Making Social Protection ‘Climate-Smart’
With the Doha Climate Change Conference looming into view, development programmes are being challenged to demonstrate how they are addressing the impact of longer-term climate trends on the livelihoods of their beneficiaries.
There have been few documented examples of social protection programming that specifically accounts for climate change – now and in the future – or that seeks to mitigate the potential of disasters in risk-prone communities. In a new In Focus Policy Briefing, policy-relevant lessons for climate-and-disaster-sensitive planning are drawn from a social protection programme in Tanzania which is taking its first steps to become 'climate smart'.
The Tanzania Social Action Fund (TASAF III) provides a clear picture of why climate change should be accounted for in social protection programming. However it is also clear – in common with many other countries – there are still a number of critical challenges to overcome in delivering more synergistic programmes. The briefing emphasises the importance of realising the benefits of an integrated approach – described here as 'Adaptive Social Protection' – as well as strong institutional linkages and political commitment.
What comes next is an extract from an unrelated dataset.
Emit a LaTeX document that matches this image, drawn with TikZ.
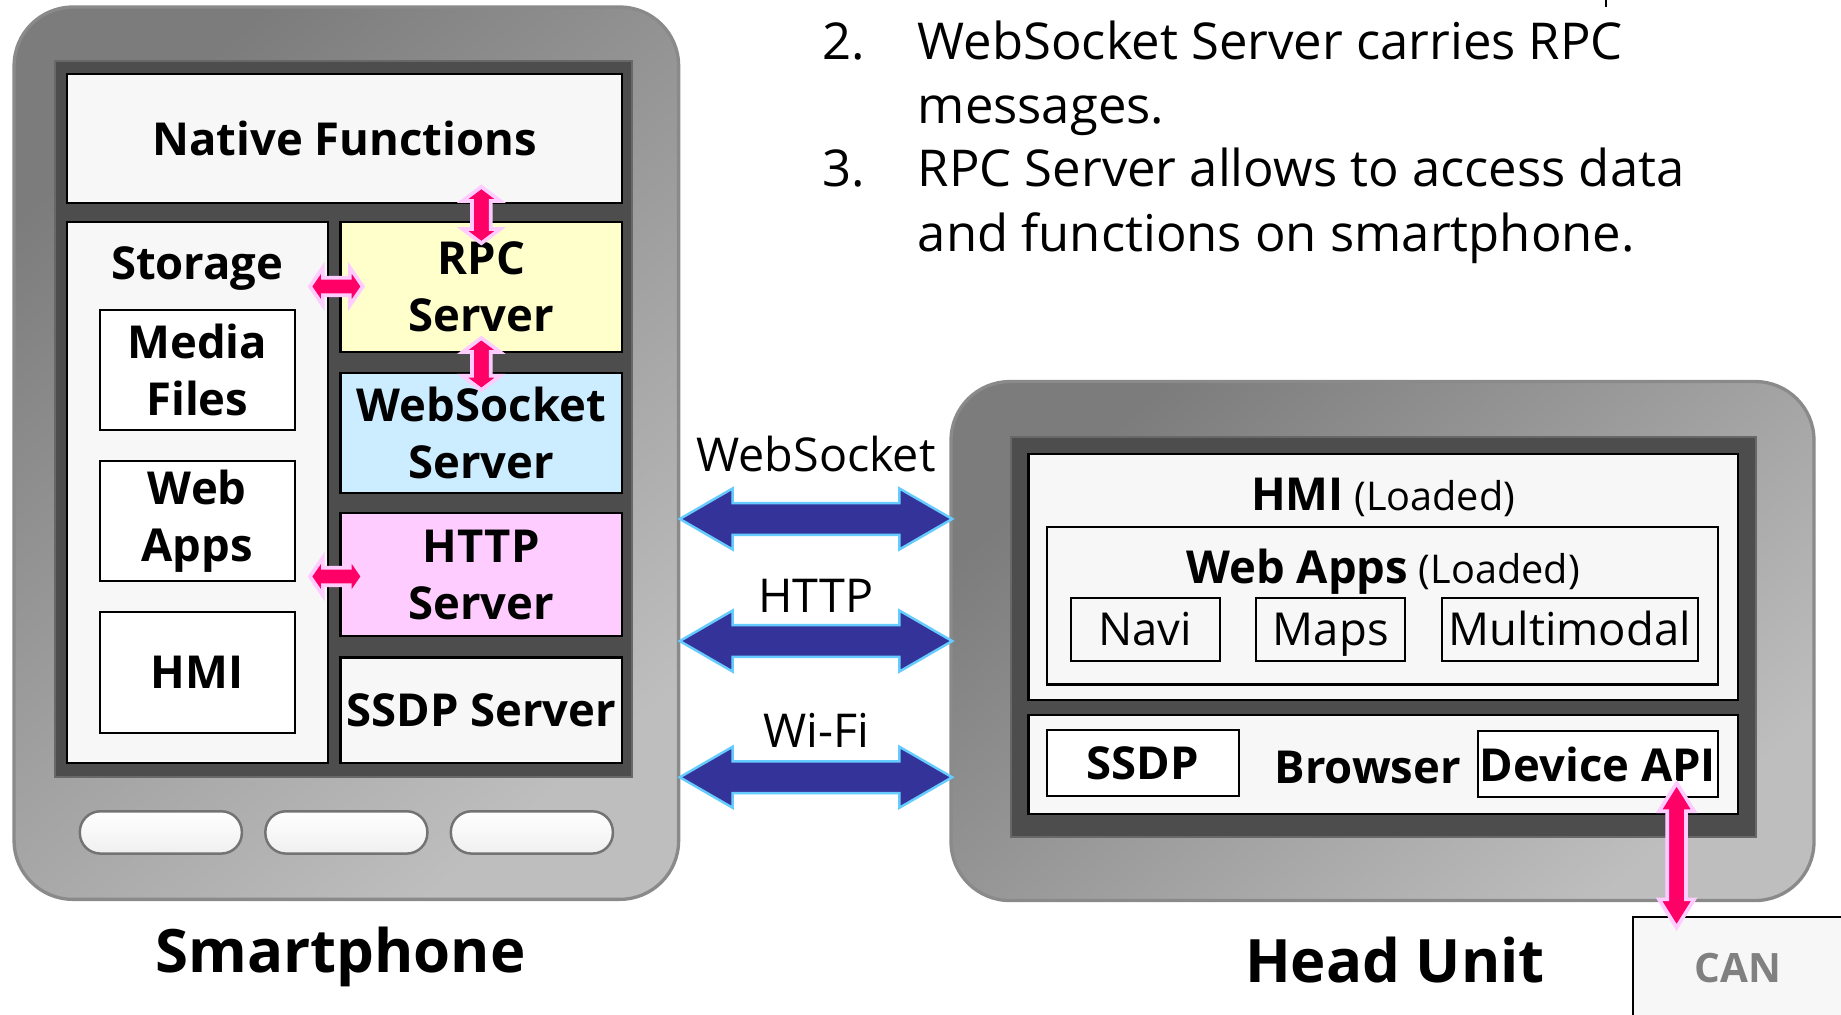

About Adaptive Social Protection
Social Protection, Climate Change Adaptation and Disaster Risk Reduction all aim to reduce vulnerability to shocks, but so far these three communities of practice have worked in silo. Adaptive Social Protection recognises that greater integration and knowledge sharing among these three communities of practice would reduce people's vulnerability and help them escape poverty. The ASP Programme at IDS brings together these communities to strengthen household resilience and make better contributions to sustainable development.